## WHAT YOU HAVE TO DO
Do not copy the pictures. Write out the lines from the start of the entries through the line containing "import plotly.graph_objects as go".
::::
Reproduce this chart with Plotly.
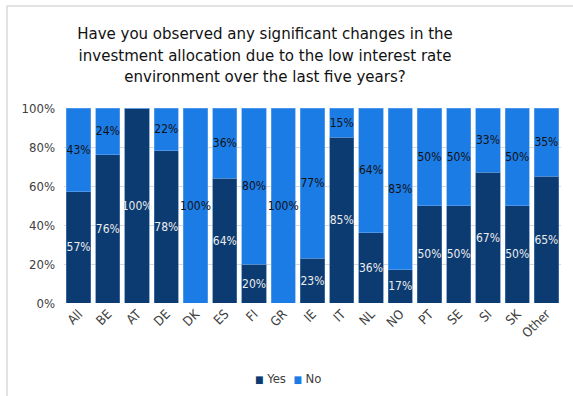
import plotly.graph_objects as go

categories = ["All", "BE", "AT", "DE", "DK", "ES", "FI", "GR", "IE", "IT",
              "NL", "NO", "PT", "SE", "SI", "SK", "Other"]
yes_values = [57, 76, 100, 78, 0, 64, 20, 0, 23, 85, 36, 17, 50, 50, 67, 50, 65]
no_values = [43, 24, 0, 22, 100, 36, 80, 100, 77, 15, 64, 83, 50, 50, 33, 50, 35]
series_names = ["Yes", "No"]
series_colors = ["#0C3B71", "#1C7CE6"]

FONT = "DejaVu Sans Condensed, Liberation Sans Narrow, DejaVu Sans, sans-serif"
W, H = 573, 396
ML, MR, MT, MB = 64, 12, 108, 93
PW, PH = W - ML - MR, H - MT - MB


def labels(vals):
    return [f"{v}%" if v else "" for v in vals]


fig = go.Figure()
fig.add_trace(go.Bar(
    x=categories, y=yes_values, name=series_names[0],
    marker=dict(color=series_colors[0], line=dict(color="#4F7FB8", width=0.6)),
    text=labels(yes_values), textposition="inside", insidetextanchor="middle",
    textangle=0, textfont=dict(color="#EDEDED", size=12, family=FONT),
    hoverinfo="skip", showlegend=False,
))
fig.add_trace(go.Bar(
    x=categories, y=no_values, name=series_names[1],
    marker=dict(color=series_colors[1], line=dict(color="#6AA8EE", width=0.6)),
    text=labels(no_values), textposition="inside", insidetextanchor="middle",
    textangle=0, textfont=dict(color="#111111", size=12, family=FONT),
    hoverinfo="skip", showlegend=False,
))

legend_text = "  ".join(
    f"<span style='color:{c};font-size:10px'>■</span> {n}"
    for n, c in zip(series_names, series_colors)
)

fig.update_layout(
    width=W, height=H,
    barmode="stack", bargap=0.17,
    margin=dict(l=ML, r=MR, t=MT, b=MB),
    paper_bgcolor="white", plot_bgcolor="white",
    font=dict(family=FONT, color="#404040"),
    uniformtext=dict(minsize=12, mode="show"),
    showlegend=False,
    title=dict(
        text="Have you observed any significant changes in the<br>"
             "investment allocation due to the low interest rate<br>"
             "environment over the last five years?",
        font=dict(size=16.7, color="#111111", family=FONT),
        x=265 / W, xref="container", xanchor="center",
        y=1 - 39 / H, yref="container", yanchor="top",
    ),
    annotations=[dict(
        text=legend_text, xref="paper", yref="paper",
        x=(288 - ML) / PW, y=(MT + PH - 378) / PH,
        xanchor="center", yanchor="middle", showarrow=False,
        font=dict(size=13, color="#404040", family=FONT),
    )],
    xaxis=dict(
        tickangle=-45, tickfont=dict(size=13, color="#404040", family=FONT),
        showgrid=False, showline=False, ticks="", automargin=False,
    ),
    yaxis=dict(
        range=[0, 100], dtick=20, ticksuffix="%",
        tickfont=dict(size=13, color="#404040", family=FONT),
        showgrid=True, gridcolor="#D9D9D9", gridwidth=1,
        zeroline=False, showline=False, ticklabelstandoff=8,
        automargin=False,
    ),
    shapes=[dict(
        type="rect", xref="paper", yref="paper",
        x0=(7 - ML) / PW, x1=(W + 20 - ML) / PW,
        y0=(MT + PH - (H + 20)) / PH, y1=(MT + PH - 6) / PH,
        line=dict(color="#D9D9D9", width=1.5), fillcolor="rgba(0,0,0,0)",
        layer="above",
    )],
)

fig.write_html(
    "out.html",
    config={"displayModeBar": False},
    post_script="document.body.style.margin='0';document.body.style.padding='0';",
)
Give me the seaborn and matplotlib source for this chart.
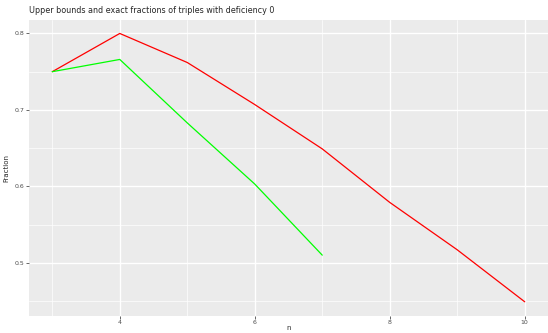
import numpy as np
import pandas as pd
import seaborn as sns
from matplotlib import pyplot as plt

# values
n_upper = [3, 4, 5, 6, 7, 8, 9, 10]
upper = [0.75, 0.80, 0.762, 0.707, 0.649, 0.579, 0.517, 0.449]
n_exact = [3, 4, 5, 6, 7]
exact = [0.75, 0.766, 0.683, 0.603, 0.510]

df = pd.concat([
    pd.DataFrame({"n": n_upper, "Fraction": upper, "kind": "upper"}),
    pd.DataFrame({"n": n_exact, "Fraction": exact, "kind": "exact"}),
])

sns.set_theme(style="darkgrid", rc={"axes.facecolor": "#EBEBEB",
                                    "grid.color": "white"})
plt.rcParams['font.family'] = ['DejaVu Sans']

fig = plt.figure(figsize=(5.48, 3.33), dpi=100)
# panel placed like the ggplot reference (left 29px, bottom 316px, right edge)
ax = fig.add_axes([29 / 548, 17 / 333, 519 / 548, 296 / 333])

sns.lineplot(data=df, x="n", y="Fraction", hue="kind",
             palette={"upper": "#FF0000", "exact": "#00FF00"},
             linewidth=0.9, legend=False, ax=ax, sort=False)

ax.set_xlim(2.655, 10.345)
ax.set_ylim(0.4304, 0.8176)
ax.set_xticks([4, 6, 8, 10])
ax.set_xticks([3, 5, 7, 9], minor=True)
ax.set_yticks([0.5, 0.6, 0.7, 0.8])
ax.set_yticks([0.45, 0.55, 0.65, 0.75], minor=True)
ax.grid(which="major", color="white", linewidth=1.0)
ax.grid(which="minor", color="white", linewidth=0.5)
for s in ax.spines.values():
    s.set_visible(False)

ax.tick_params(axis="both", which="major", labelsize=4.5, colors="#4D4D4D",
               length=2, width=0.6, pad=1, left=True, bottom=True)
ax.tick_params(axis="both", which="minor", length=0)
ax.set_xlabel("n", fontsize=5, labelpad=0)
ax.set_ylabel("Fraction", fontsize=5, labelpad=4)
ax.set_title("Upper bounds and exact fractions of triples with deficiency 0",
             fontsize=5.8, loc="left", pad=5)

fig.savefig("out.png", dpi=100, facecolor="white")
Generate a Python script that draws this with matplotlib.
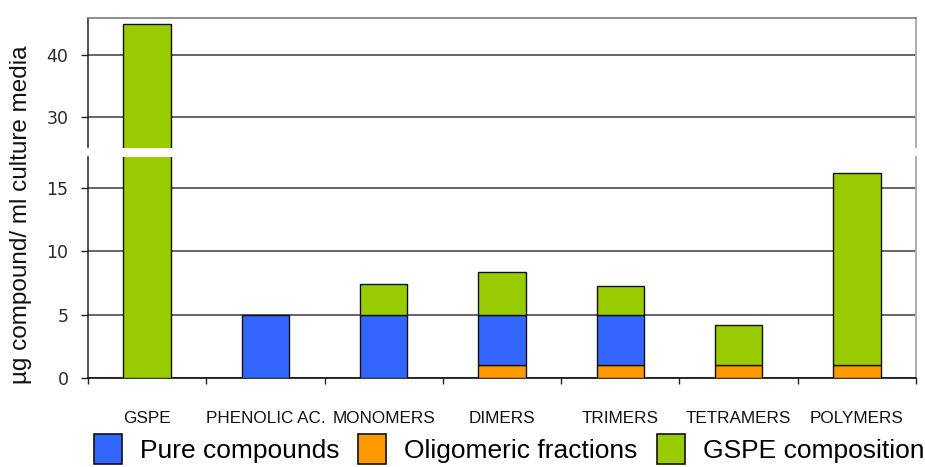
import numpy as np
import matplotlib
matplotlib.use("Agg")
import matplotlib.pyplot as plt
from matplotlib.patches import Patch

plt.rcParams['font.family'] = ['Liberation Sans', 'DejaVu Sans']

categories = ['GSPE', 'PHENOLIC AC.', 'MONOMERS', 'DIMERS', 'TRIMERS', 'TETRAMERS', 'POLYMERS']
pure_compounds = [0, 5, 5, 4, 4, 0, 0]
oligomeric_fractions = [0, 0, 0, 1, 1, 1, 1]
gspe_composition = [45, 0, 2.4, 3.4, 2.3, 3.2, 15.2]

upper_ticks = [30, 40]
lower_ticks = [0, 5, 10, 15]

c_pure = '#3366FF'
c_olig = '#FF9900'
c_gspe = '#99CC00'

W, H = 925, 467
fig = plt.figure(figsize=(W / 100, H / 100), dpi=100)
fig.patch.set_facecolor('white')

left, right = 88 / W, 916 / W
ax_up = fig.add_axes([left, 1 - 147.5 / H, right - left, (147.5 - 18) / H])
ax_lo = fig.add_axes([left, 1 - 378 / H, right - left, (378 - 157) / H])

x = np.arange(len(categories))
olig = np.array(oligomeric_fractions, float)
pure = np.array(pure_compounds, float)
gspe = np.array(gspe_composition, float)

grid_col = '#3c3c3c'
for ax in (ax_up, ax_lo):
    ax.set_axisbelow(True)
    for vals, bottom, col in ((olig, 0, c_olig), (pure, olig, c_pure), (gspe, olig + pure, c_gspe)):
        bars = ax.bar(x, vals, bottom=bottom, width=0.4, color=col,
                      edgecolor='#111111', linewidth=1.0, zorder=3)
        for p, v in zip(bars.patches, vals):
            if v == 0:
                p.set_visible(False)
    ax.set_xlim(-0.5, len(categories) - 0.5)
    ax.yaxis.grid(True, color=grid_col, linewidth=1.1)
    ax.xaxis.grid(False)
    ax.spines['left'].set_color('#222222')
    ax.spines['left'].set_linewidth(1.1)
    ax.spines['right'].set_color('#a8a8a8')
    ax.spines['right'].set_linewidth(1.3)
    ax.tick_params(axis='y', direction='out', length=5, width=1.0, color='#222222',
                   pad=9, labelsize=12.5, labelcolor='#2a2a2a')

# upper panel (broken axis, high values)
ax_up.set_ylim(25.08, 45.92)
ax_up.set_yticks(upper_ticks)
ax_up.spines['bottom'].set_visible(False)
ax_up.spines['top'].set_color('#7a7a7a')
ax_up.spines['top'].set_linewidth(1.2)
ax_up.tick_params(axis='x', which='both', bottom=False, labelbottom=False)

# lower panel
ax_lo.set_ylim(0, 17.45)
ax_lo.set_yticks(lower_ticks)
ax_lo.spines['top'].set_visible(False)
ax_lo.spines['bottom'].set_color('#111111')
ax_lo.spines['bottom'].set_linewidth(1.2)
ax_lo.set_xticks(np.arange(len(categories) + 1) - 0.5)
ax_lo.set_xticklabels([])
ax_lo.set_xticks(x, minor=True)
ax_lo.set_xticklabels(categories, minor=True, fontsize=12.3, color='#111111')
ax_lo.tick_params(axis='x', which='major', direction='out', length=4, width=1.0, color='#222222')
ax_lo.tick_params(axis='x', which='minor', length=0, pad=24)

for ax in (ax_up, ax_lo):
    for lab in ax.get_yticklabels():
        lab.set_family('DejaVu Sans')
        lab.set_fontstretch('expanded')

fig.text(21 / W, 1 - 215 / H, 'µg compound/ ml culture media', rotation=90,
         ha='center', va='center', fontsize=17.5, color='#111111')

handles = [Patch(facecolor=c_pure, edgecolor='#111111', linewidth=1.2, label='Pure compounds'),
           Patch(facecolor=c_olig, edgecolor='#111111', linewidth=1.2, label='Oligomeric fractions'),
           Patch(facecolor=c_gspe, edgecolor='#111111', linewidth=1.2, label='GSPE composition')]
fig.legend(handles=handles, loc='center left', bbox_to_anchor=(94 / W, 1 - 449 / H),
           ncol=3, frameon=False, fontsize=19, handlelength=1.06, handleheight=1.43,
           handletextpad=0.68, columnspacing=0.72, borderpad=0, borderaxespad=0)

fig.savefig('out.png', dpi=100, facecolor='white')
::::
## ANSWER
Reproduce this chart with Plotly.
import plotly.graph_objects as go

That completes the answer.